Second, clause 5 of DRIP expands the relevant definition of “telecommunications service” for interception warrants to include, “any case where a service consists in or includes facilitating the creation, management or storage of communications transmitted, or that may be transmitted, by means of such a system“.

What does this mean?

And, more importantly for any key legal definition, what does it not mean?

Well, I am a communications lawyer, and I am as bewildered as you are.

The intention of the government is that this will now cover web-based email – gmail and hotmail and others.  But it could mean almost anything on the web: things stored on the cloud and so on.

Again, the real intention here is corporate arse-covering: this is information which is no doubt provided already in practice, and the post-Snowden compliance monitors are insisting that there is a sound legal basis for this information to be requested.

There may be a political case for the expansion of the legal scope of interception warrants as envisaged by clauses 4 and 5 of DRIP.  But the proper process for this is for there to be consultation and then the anxious scrutiny of all the provisions, as part of a Bill being dealt with in the normal way.

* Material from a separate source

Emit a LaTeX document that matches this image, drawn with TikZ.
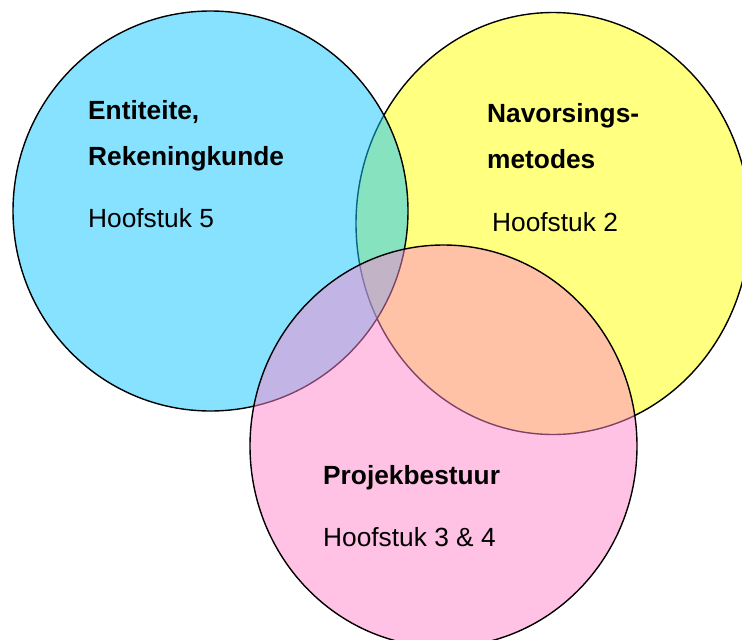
\documentclass[tikz,border=0pt]{standalone}
\usepackage{fontspec}
\setmainfont{Liberation Sans}
\definecolor{cyanset}{RGB}{15,199,255}
\definecolor{yellowset}{RGB}{255,255,128}
\definecolor{pinkset}{RGB}{255,135,205}
\tikzset{
  setline/.style={draw=black, line width=1.4pt},
  lbl/.style={anchor=base west, inner sep=0pt, font=\fontsize{26.3}{30}\selectfont},
  title/.style={lbl, font=\fontsize{26.3}{30}\selectfont\bfseries},
}
\begin{document}
\begin{tikzpicture}[x=1pt,y=-1pt]
\useasboundingbox (0,0) rectangle (742,640);
\fill[white] (0,0) rectangle (742,640);
\begin{scope}
\clip (0,0) rectangle (742,640);
\fill[yellowset] (553,223.5) ellipse [x radius=197pt, y radius=211pt];
\draw[setline] (553,223.5) ellipse [x radius=197pt, y radius=211pt];
\fill[cyanset, fill opacity=0.5] (210.5,211) ellipse [x radius=197.5pt, y radius=200pt];
\draw[setline] (210.5,211) ellipse [x radius=197.5pt, y radius=200pt];
\fill[pinkset, fill opacity=0.5] (443.5,446) ellipse [x radius=193.5pt, y radius=201pt];
\draw[setline] (443.5,446) ellipse [x radius=193.5pt, y radius=201pt];
\end{scope}
\node[title] (ent) at (88,119) {Entiteite,};
\node[title] (rek) at (88,165) {Rekeningkunde};
\node[lbl] (h5) at (88,227) {Hoofstuk 5};
\node[title] (nav) at (487,122.5) {Navorsings-};
\node[title] (met) at (487,168) {metodes};
\node[lbl] (h2) at (492,231) {Hoofstuk 2};
\node[title] (pro) at (323,484.5) {Projekbestuur};
\node[lbl] (h34) at (323,546) {Hoofstuk 3 \& 4};
\end{tikzpicture}
\end{document}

There is no case at all for these provisions to be forced through at break-neck speed.  Clauses 4 and 5 are not even connected to April’s ECJ decision; there is no good reason at all for them to be in DRIP.

If MPs and peers are responsible law-makers then they should insist that clauses 4 and 5 are removed so that they can be carefully considered.  Alternatively, MPs and peers should also insist on a “sunset” clause repealing the “emergency” Act in six months (not in two or so years as currently envisaged) so that there can be proper consideration on a non-emergency basis.

Detailed legislation extending the rights of the government to interfere with individual rights should be properly examined scrutinised, and the interests of all those affected should be balanced in public debate.  It should not be rushed legislation to appease the compliance departments of  international corporations.

Under clauses 4 and 5, the UK government will be able to legally insist on more data than ever before from corporations around the world; such significant amendments should not be done in a hurry.

And all because this may well be the current practice (that is, without a lawful basis), this is no good reason to make lawful something which is unlawful – and certainly not without careful deliberation.  This not “clarifying” a legal “grey area” – it is changing the law to turn something black in to something white.

This week will see whether Parliament is able to check a government misusing emergency legislation to substantially change the law on interception on the irrelevant basis of an April decision of the ECJ.  There is “all party” support.

There is a lot at stake: this is an area where the law has to be got right.  Bad law imposes illiberal burdens, and bad law may not be enforceable or may not have the intended effect.

By forcing through this legislation without proper consultation and scrutiny it is the government which is acting irresponsibly – and not the Bill’s critics.